Nobody does much in ops without making mistakes. I’ve done all of the roles you mentioned and learned from mistakes and oversights, which is why I know that you should start by looking at what you assume is available in each scenario. For example, I’ve twice seen prolonged outages in a data center due to failures in the power distribution equipment when doing a failover test – the physical plant guys had checked the UPS/battery systems but didn’t think about what would happen if that component failed and then learned that spare parts were out of stock in Southern California and the manufacturer had to put someone on the plane from Colorado, which meant we had to roll the failover to another data center. All of us had technically known that the redundant hardware didn’t mean n=2 parts could fail simultaneously but had incorrectly assumed the odds of a correlated failure were much lower or that the vendor a couple miles away would be able to fix a failed unit.

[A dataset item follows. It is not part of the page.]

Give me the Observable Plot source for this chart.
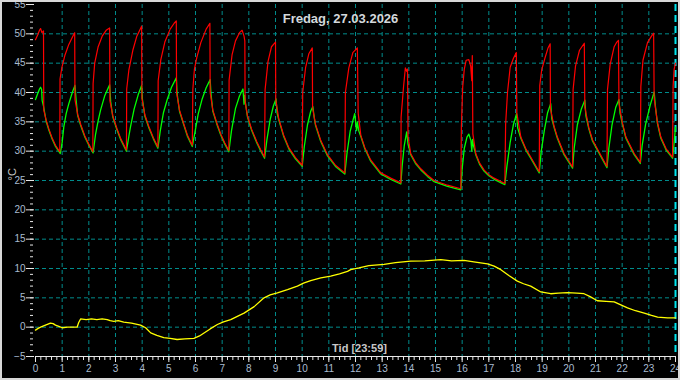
<!DOCTYPE html>
<html><head><meta charset="utf-8">
<script src="https://cdn.jsdelivr.net/npm/d3@7"></script>
<script src="https://cdn.jsdelivr.net/npm/@observablehq/plot@0.6"></script>
<style>
html,body{margin:0;padding:0;background:#fff;}
#chart svg{display:block;outline:2px solid #d8d8d8;outline-offset:-2px;}
</style></head><body><div id="chart"></div>
<script>
const title = "Fredag, 27.03.2026";
const xLabel = "Tid [23:59]";
const yLabel = "°C";
const xTicks = [0,1,2,3,4,5,6,7,8,9,10,11,12,13,14,15,16,17,18,19,20,21,22,23,24];
const yTicks = [-5,0,5,10,15,20,25,30,35,40,45,50,55];
const nowHour = 24;

// red: supply temperature [hour, °C]
const supply = [
[0.00,49.0],[0.08,49.8],[0.15,50.6],[0.19,50.9],[0.24,50.2],[0.30,50.5],[0.31,37.0],[0.40,35.3],[0.50,33.8],[0.62,32.3],[0.75,31.0],[0.91,29.9],
[0.92,42.3],[0.99,44.3],[1.10,46.3],[1.25,48.2],[1.40,49.6],[1.47,50.2],[1.48,38.8],[1.58,36.3],[1.70,34.5],[1.85,32.6],[2.00,31.2],[2.15,29.9],
[2.16,41.5],[2.22,45.0],[2.35,47.8],[2.50,49.6],[2.65,50.6],[2.78,51.0],[2.79,38.6],[2.90,36.0],[3.05,33.9],[3.20,32.1],[3.41,30.2],
[3.42,40.6],[3.50,43.8],[3.65,47.2],[3.80,49.6],[3.98,51.3],[3.99,39.0],[4.10,36.2],[4.25,34.2],[4.42,32.3],[4.59,30.7],
[4.60,42.0],[4.70,45.6],[4.85,48.6],[5.05,50.8],[5.20,51.8],[5.28,52.2],[5.29,40.0],[5.40,37.0],[5.55,34.8],[5.70,32.7],[5.88,31.0],
[5.90,40.5],[5.96,44.0],[6.05,46.0],[6.20,48.5],[6.40,50.8],[6.54,51.8],[6.55,40.0],[6.65,37.0],[6.80,34.8],[6.95,32.9],[7.10,31.4],[7.25,30.1],
[7.26,42.1],[7.37,46.4],[7.50,48.8],[7.65,50.2],[7.75,50.6],[7.82,49.6],[7.85,48.8],[7.86,38.5],[7.95,36.0],[8.10,33.8],[8.30,31.6],[8.45,30.2],[8.59,29.0],
[8.61,40.5],[8.72,45.3],[8.85,47.8],[9.00,48.6],[9.01,38.8],[9.12,35.6],[9.30,32.8],[9.50,30.6],[9.75,28.9],[10.00,27.6],
[10.02,40.0],[10.13,44.3],[10.25,46.6],[10.38,47.6],[10.39,37.4],[10.50,34.6],[10.70,31.8],[10.95,29.4],[11.25,27.6],[11.60,26.3],
[11.62,40.0],[11.75,44.2],[11.90,46.8],[12.07,47.6],[12.10,36.5],[12.20,32.7],[12.35,30.6],[12.57,28.5],[12.95,26.3],[13.32,25.4],[13.70,24.6],
[13.71,35.8],[13.80,40.9],[13.87,44.2],[13.92,43.6],[13.95,44.0],[13.97,32.5],[14.07,29.6],[14.25,28.1],[14.45,27.0],[14.70,25.9],[14.95,25.0],[15.45,24.2],[15.95,23.6],
[15.97,34.1],[16.02,40.9],[16.08,44.0],[16.15,45.5],[16.25,45.6],[16.32,44.5],[16.36,42.0],[16.38,46.3],[16.40,33.0],[16.51,29.6],[16.65,28.0],[16.82,26.8],[17.00,26.0],[17.20,25.4],[17.60,24.5],
[17.63,34.6],[17.70,40.0],[17.80,44.3],[17.92,45.8],[18.03,46.8],[18.05,36.5],[18.20,32.4],[18.40,30.3],[18.57,29.0],[18.89,26.5],
[18.91,41.2],[18.98,43.8],[19.10,45.8],[19.22,47.6],[19.30,48.3],[19.31,37.2],[19.45,34.2],[19.57,32.4],[19.82,29.6],[20.14,27.3],
[20.16,40.5],[20.25,44.5],[20.40,47.2],[20.58,48.4],[20.60,37.5],[20.75,34.0],[20.89,31.9],[21.20,29.3],[21.43,27.4],
[21.45,40.5],[21.55,44.8],[21.70,47.8],[21.80,48.6],[21.86,48.9],[21.88,38.2],[22.00,35.0],[22.14,32.4],[22.45,29.6],[22.68,28.1],
[22.70,41.0],[22.78,45.5],[22.95,48.5],[23.10,49.6],[23.18,50.1],[23.20,39.0],[23.32,35.0],[23.45,32.4],[23.65,30.4],[23.89,29.0],
[23.91,41.0],[23.95,44.0],[24.00,45.0]
];

// green: return temperature [hour, °C]
const ret = [
[0.00,38.8],[0.08,39.8],[0.15,40.6],[0.19,40.9],[0.23,40.5],[0.25,38.6],[0.30,37.7],[0.40,35.1],[0.50,33.6],[0.62,32.1],[0.75,30.8],[0.93,29.6],
[1.00,31.5],[1.06,34.1],[1.15,36.4],[1.25,38.1],[1.38,40.0],[1.48,41.2],[1.52,38.9],[1.58,36.1],[1.70,34.3],[1.85,32.4],[2.00,31.0],[2.16,29.7],
[2.25,32.8],[2.35,35.2],[2.44,37.0],[2.60,39.5],[2.78,41.3],[2.82,38.4],[2.90,35.8],[3.05,33.7],[3.20,31.9],[3.41,30.0],
[3.50,32.5],[3.56,34.1],[3.70,37.2],[3.85,39.6],[3.98,41.2],[4.01,38.8],[4.10,36.0],[4.25,34.0],[4.42,32.1],[4.59,30.5],
[4.68,33.5],[4.80,36.6],[4.94,38.8],[5.10,40.9],[5.28,42.5],[5.31,39.8],[5.40,36.8],[5.55,34.6],[5.70,32.5],[5.88,30.8],
[5.97,33.0],[6.10,36.3],[6.25,38.9],[6.40,40.8],[6.55,42.2],[6.58,39.8],[6.65,36.8],[6.80,34.6],[6.95,32.7],[7.10,31.2],[7.25,29.9],
[7.35,33.5],[7.50,37.3],[7.65,39.4],[7.78,40.6],[7.82,38.0],[7.84,39.5],[7.87,38.3],[7.95,35.8],[8.10,33.6],[8.30,31.4],[8.45,30.0],[8.59,28.8],
[8.68,32.0],[8.80,35.4],[8.92,37.7],[9.02,38.9],[9.06,36.5],[9.12,35.4],[9.30,32.6],[9.50,30.4],[9.75,28.7],[10.00,27.4],
[10.08,30.8],[10.20,34.5],[10.32,36.8],[10.40,37.6],[10.45,35.8],[10.50,34.4],[10.70,31.6],[10.95,29.2],[11.25,27.4],[11.60,26.1],
[11.68,29.6],[11.80,33.4],[11.97,36.4],[12.04,33.5],[12.07,35.0],[12.12,33.5],[12.20,32.5],[12.35,30.4],[12.57,28.3],[12.95,26.1],[13.32,25.2],[13.70,24.4],
[13.75,27.5],[13.83,31.0],[13.92,33.3],[13.97,31.2],[14.07,29.4],[14.25,27.9],[14.45,26.8],[14.70,25.7],[14.95,24.8],[15.45,24.0],[15.95,23.4],
[16.00,27.0],[16.08,30.5],[16.18,32.4],[16.25,32.9],[16.33,31.8],[16.36,30.0],[16.39,32.0],[16.42,31.0],[16.51,29.4],[16.65,27.8],[16.82,26.6],[17.00,25.8],[17.20,25.2],[17.60,24.3],
[17.68,27.5],[17.80,31.5],[17.92,34.5],[18.04,36.4],[18.08,34.0],[18.20,32.2],[18.40,30.1],[18.57,28.8],[18.89,26.3],
[18.96,29.8],[19.08,33.5],[19.20,36.5],[19.32,38.1],[19.36,35.5],[19.45,34.0],[19.57,32.2],[19.82,29.4],[20.14,27.1],
[20.20,30.5],[20.32,34.5],[20.47,37.2],[20.60,38.7],[20.64,36.0],[20.75,33.8],[20.89,31.7],[21.20,29.1],[21.43,27.2],
[21.50,30.5],[21.62,34.5],[21.76,37.5],[21.88,38.8],[21.92,36.5],[22.00,34.8],[22.14,32.2],[22.45,29.4],[22.68,27.9],
[22.75,31.0],[22.88,34.6],[23.05,37.8],[23.20,40.1],[23.25,37.5],[23.32,34.8],[23.45,32.2],[23.65,30.2],[23.89,28.8],
[23.95,31.5],[24.00,34.1]
];

// yellow: outdoor temperature [hour, °C]
const outdoor = [
[0,-0.5],[0.1,-0.2],[0.19,0],[0.35,0.3],[0.56,0.7],[0.66,0.6],[0.75,0.35],[0.9,0.1],[1.0,-0.1],[1.2,0],[1.56,0],[1.62,0.8],[1.69,1.4],[1.9,1.3],[2.1,1.4],[2.3,1.3],[2.5,1.4],[2.69,1.3],[2.8,1.1],[2.94,1.0],[3.1,1.1],[3.31,0.85],[3.6,0.7],[3.94,0.35],[4.13,-0.1],[4.32,-0.97],[4.55,-1.4],[4.81,-1.8],[5.05,-1.9],[5.31,-2.1],[5.6,-2.0],[5.94,-1.9],[6.15,-1.5],[6.32,-1.0],[6.55,-0.3],[6.82,0.45],[7.05,0.9],[7.32,1.3],[7.55,1.8],[7.82,2.4],[8.2,3.5],[8.57,5.0],[8.8,5.5],[9.07,5.85],[9.45,6.4],[9.82,7.0],[10.05,7.5],[10.32,7.95],[10.7,8.4],[11.07,8.7],[11.4,9.1],[11.7,9.5],[11.82,9.8],[12.13,10.1],[12.5,10.5],[13.07,10.7],[13.5,11.0],[14.07,11.25],[14.6,11.3],[15.2,11.5],[15.6,11.3],[16.07,11.4],[16.5,11.1],[16.95,10.8],[17.2,10.4],[17.45,9.8],[17.75,8.8],[18.07,7.85],[18.3,7.4],[18.57,7.0],[18.95,6.0],[19.32,5.7],[19.6,5.8],[19.95,5.9],[20.3,5.8],[20.57,5.7],[20.8,5.2],[21.07,4.5],[21.4,4.4],[21.7,4.3],[21.95,3.8],[22.2,3.3],[22.5,2.8],[22.83,2.4],[23.1,2.0],[23.33,1.7],[23.7,1.6],[24,1.6]
];

const toRows = arr => arr.map(([h, v]) => ({h, v}));
const gridColor = "#008c8c";
const tickColor = "#e8e8e8";
const labelColor = "#a9bcd0";

const chart = Plot.plot({
  width: 680, height: 380,
  marginLeft: 35, marginRight: 5, marginTop: 4, marginBottom: 24,
  style: {background: "#000", color: labelColor, fontFamily: "'Liberation Sans', Arial, sans-serif", fontSize: "10px"},
  x: {domain: [0, 24]},
  y: {domain: [-5, 55]},
  marks: [
    Plot.gridX(xTicks.slice(1, -1), {stroke: gridColor, strokeOpacity: 1, strokeDasharray: "4,3"}),
    Plot.gridY(yTicks.slice(1, -1), {stroke: gridColor, strokeOpacity: 1, strokeDasharray: "4,3"}),
    Plot.ruleX([nowHour], {stroke: "#00e5ee", strokeWidth: 2, strokeDasharray: "7,4"}),
    Plot.axisY(d3.range(-5, 55.001, 1), {tickSize: 3, text: null, label: null, stroke: tickColor, dx: -2}),
    Plot.axisY(yTicks, {tickSize: 8, tickPadding: 1, label: null, stroke: tickColor, fill: labelColor, dx: -1}),
    Plot.axisX(d3.range(0, 24.001, 0.2), {tickSize: 4, text: null, label: null, stroke: tickColor}),
    Plot.axisX(xTicks, {tickSize: 6, tickPadding: 2, label: null, stroke: tickColor, fill: labelColor}),
    Plot.ruleY([-5], {stroke: tickColor}),
    Plot.line(toRows(outdoor), {x: "h", y: "v", stroke: "#ffff00", strokeWidth: 1.3}),
    Plot.line(toRows(ret), {x: "h", y: "v", stroke: "#00ff00", strokeWidth: 1.3}),
    Plot.line(toRows(supply), {x: "h", y: "v", stroke: "#ff0000", strokeWidth: 1.2}),
    Plot.text([title], {frameAnchor: "top", lineAnchor: "middle", dy: 14, dx: -15, fill: "#d4d8dc", fontWeight: "bold", fontSize: 13}),
    Plot.text([xLabel], {frameAnchor: "bottom", lineAnchor: "middle", dy: -8, dx: 4, fill: "#c8c8c8", fontWeight: "bold", fontSize: 11}),
    Plot.text([yLabel], {frameAnchor: "left", rotate: -90, dx: -23, fill: "#c8c8c8", fontSize: 11})
  ]
});
document.getElementById("chart").append(chart);
</script></body></html>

I mention that last because that’s what happened to a lot of people here. They had DR plans assuming that they had their management infrastructure or could quickly bring it back online, but then they had things like CrowdStrike taking out the servers holding BitLocker recovery keys and other critical infrastructure. One of the under-appreciated outcomes from the general push to secure things has been that a lot of systems are now less robust because they depend on a few security critical components with no easy path to recovery if those fail. Full disk encryption is great from the perspective of data loss but it also means key management is mission critical in a way senior management probably wasn’t fully appreciative of when setting funding plans.